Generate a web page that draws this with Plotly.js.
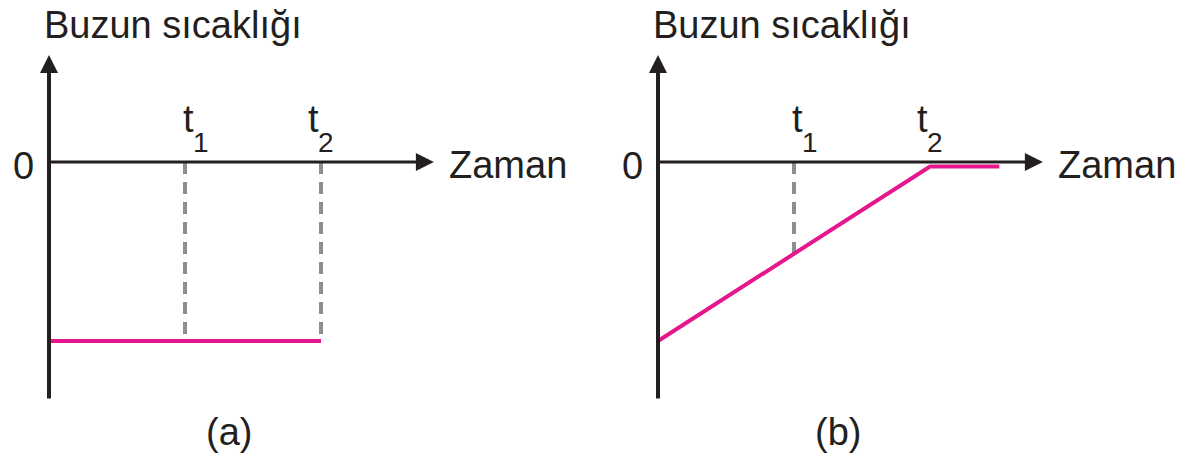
<!DOCTYPE html>
<html>
<head>
<meta charset="utf-8">
<script src="https://cdn.plot.ly/plotly-3.0.1.min.js"></script>
<style>html,body{margin:0;padding:0;background:#fff;}</style>
</head>
<body>
<div id="chart" style="width:1189px;height:464px;"></div>
<script>
// ---- data ----
const panelLabels = ['(a)', '(b)'];
const yAxisTitle = 'Buzun sıcaklığı';
const xAxisTitle = 'Zaman';
const zeroLabel = '0';
const markTimes = [1, 2];          // t1, t2
const markSubs = ['1', '2'];
// panel (a): ice temperature stays constant from 0 to t2
const timeA = [0, 1, 2];
const tempA = [-1, -1, -1];
// panel (b): temperature rises to 0 at t2, then stays at 0
const timeB = [0, 1, 2, 2.51];
const tempB = [-1, -0.51, -0.025, -0.025];
// times where a dashed guide is dropped from the time axis
const guideTimesA = [1, 2];
const guideTimesB = [1];

// ---- style ----
const INK = '#231f20';
const MAG = '#e6168c';
const GUIDE = '#8e8e8e';
const FONT = 'Liberation Sans, Arial, Helvetica, sans-serif';
const FS = 38;
const Y_TOP = 0.598, Y_BOTTOM = -1.33, X_END = 2.83;
const TITLE_Y = 0.7626, LABEL_Y = -1.506, LABEL_X = 1.325;
const tNudge = [3, -8];

const panels = [
  {xa: 'x',  times: timeA, temps: tempA, guides: guideTimesA, label: panelLabels[0]},
  {xa: 'x2', times: timeB, temps: tempB, guides: guideTimesB, label: panelLabels[1]}
];

const traces = [];
const annotations = [];

panels.forEach(p => {
  p.guides.forEach(g => {
    const i = p.times.indexOf(g);
    traces.push({
      x: [g, g], y: [0, p.temps[i]], xaxis: p.xa, yaxis: 'y',
      mode: 'lines', hoverinfo: 'skip',
      line: {color: GUIDE, width: 4, dash: '12px,8px'}
    });
  });
  traces.push({
    x: p.times, y: p.temps, xaxis: p.xa, yaxis: 'y',
    mode: 'lines', hoverinfo: 'skip',
    line: {color: MAG, width: 4}
  });

  const base = {xref: p.xa, yref: 'y', axref: p.xa, ayref: 'y', showarrow: true,
                arrowcolor: INK, arrowhead: 2, text: ''};
  // vertical axis arrow
  annotations.push(Object.assign({}, base, {x: 0, y: Y_TOP, ax: 0, ay: Y_BOTTOM, arrowwidth: 4, arrowsize: 0.9}));
  // horizontal axis arrow
  annotations.push(Object.assign({}, base, {x: X_END, y: 0, ax: 0, ay: 0, arrowwidth: 3, arrowsize: 1.2}));

  const txt = {xref: p.xa, yref: 'y', showarrow: false, font: {family: FONT, size: FS, color: INK}};
  annotations.push(Object.assign({}, txt, {x: -0.048, y: TITLE_Y, text: yAxisTitle, xanchor: 'left', yanchor: 'middle'}));
  annotations.push(Object.assign({}, txt, {x: 2.93, y: 0, text: xAxisTitle, xanchor: 'left', yanchor: 'middle', yshift: -3}));
  annotations.push(Object.assign({}, txt, {x: 0, y: 0, text: zeroLabel, xanchor: 'right', yanchor: 'middle', xshift: -13, yshift: -3.5}));
  annotations.push(Object.assign({}, txt, {x: LABEL_X, y: LABEL_Y, text: p.label, xanchor: 'center', yanchor: 'middle'}));
  markTimes.forEach((t, i) => {
    annotations.push(Object.assign({}, txt, {x: t, y: 0, text: 't', xanchor: 'center', yanchor: 'middle', xshift: tNudge[i], yshift: 42.6}));
    annotations.push(Object.assign({}, txt, {x: t, y: 0, text: markSubs[i], xanchor: 'center', yanchor: 'middle',
      xshift: tNudge[i] + 13, yshift: 20, font: {family: FONT, size: 28, color: INK}}));
  });
});

const hidden = {visible: false, showgrid: false, zeroline: false, showticklabels: false, fixedrange: true};
const layout = {
  width: 1189, height: 464,
  margin: {l: 0, r: 0, t: 0, b: 0, pad: 0},
  paper_bgcolor: '#ffffff', plot_bgcolor: 'rgba(0,0,0,0)',
  showlegend: false,
  xaxis: Object.assign({}, hidden, {domain: [0, 0.5], range: [-49 / 136, (594.5 - 49) / 136], anchor: 'y'}),
  xaxis2: Object.assign({}, hidden, {domain: [0.5, 1], range: [(594.5 - 658) / 136, (1189 - 658) / 136], anchor: 'y'}),
  yaxis: Object.assign({}, hidden, {domain: [0, 1], range: [-302 / 179, 162 / 179]}),
  annotations: annotations
};

Plotly.newPlot('chart', traces, layout, {staticPlot: true, displayModeBar: false});
</script>
</body>
</html>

**REQUIRED WORK**
Transcribe all the lines above exactly, apart from the pictures.

**ANSWER TO THIS PROBLEM**
Generate a web page that draws this with Plotly.js.
<!DOCTYPE html>
<html>
<head>
<meta charset="utf-8">
<script src="https://cdn.plot.ly/plotly-3.0.1.min.js"></script>
<style>html,body{margin:0;padding:0;background:#fff;}</style>
</head>
<body>
<div id="chart" style="width:1189px;height:464px;"></div>
<script>
// ---- data ----
const panelLabels = ['(a)', '(b)'];
const yAxisTitle = 'Buzun sıcaklığı';
const xAxisTitle = 'Zaman';
const zeroLabel = '0';
const markTimes = [1, 2];          // t1, t2
const markSubs = ['1', '2'];
// panel (a): ice temperature stays constant from 0 to t2
const timeA = [0, 1, 2];
const tempA = [-1, -1, -1];
// panel (b): temperature rises to 0 at t2, then stays at 0
const timeB = [0, 1, 2, 2.51];
const tempB = [-1, -0.51, -0.025, -0.025];
// times where a dashed guide is dropped from the time axis
const guideTimesA = [1, 2];
const guideTimesB = [1];

// ---- style ----
const INK = '#231f20';
const MAG = '#e6168c';
const GUIDE = '#8e8e8e';
const FONT = 'Liberation Sans, Arial, Helvetica, sans-serif';
const FS = 38;
const Y_TOP = 0.598, Y_BOTTOM = -1.33, X_END = 2.83;
const TITLE_Y = 0.7626, LABEL_Y = -1.506, LABEL_X = 1.325;
const tNudge = [3, -8];

const panels = [
  {xa: 'x',  times: timeA, temps: tempA, guides: guideTimesA, label: panelLabels[0]},
  {xa: 'x2', times: timeB, temps: tempB, guides: guideTimesB, label: panelLabels[1]}
];

const traces = [];
const annotations = [];

panels.forEach(p => {
  p.guides.forEach(g => {
    const i = p.times.indexOf(g);
    traces.push({
      x: [g, g], y: [0, p.temps[i]], xaxis: p.xa, yaxis: 'y',
      mode: 'lines', hoverinfo: 'skip',
      line: {color: GUIDE, width: 4, dash: '12px,8px'}
    });
  });
  traces.push({
    x: p.times, y: p.temps, xaxis: p.xa, yaxis: 'y',
    mode: 'lines', hoverinfo: 'skip',
    line: {color: MAG, width: 4}
  });

  const base = {xref: p.xa, yref: 'y', axref: p.xa, ayref: 'y', showarrow: true,
                arrowcolor: INK, arrowhead: 2, text: ''};
  // vertical axis arrow
  annotations.push(Object.assign({}, base, {x: 0, y: Y_TOP, ax: 0, ay: Y_BOTTOM, arrowwidth: 4, arrowsize: 0.9}));
  // horizontal axis arrow
  annotations.push(Object.assign({}, base, {x: X_END, y: 0, ax: 0, ay: 0, arrowwidth: 3, arrowsize: 1.2}));

  const txt = {xref: p.xa, yref: 'y', showarrow: false, font: {family: FONT, size: FS, color: INK}};
  annotations.push(Object.assign({}, txt, {x: -0.048, y: TITLE_Y, text: yAxisTitle, xanchor: 'left', yanchor: 'middle'}));
  annotations.push(Object.assign({}, txt, {x: 2.93, y: 0, text: xAxisTitle, xanchor: 'left', yanchor: 'middle', yshift: -3}));
  annotations.push(Object.assign({}, txt, {x: 0, y: 0, text: zeroLabel, xanchor: 'right', yanchor: 'middle', xshift: -13, yshift: -3.5}));
  annotations.push(Object.assign({}, txt, {x: LABEL_X, y: LABEL_Y, text: p.label, xanchor: 'center', yanchor: 'middle'}));
  markTimes.forEach((t, i) => {
    annotations.push(Object.assign({}, txt, {x: t, y: 0, text: 't', xanchor: 'center', yanchor: 'middle', xshift: tNudge[i], yshift: 42.6}));
    annotations.push(Object.assign({}, txt, {x: t, y: 0, text: markSubs[i], xanchor: 'center', yanchor: 'middle',
      xshift: tNudge[i] + 13, yshift: 20, font: {family: FONT, size: 28, color: INK}}));
  });
});

const hidden = {visible: false, showgrid: false, zeroline: false, showticklabels: false, fixedrange: true};
const layout = {
  width: 1189, height: 464,
  margin: {l: 0, r: 0, t: 0, b: 0, pad: 0},
  paper_bgcolor: '#ffffff', plot_bgcolor: 'rgba(0,0,0,0)',
  showlegend: false,
  xaxis: Object.assign({}, hidden, {domain: [0, 0.5], range: [-49 / 136, (594.5 - 49) / 136], anchor: 'y'}),
  xaxis2: Object.assign({}, hidden, {domain: [0.5, 1], range: [(594.5 - 658) / 136, (1189 - 658) / 136], anchor: 'y'}),
  yaxis: Object.assign({}, hidden, {domain: [0, 1], range: [-302 / 179, 162 / 179]}),
  annotations: annotations
};

Plotly.newPlot('chart', traces, layout, {staticPlot: true, displayModeBar: false});
</script>
</body>
</html>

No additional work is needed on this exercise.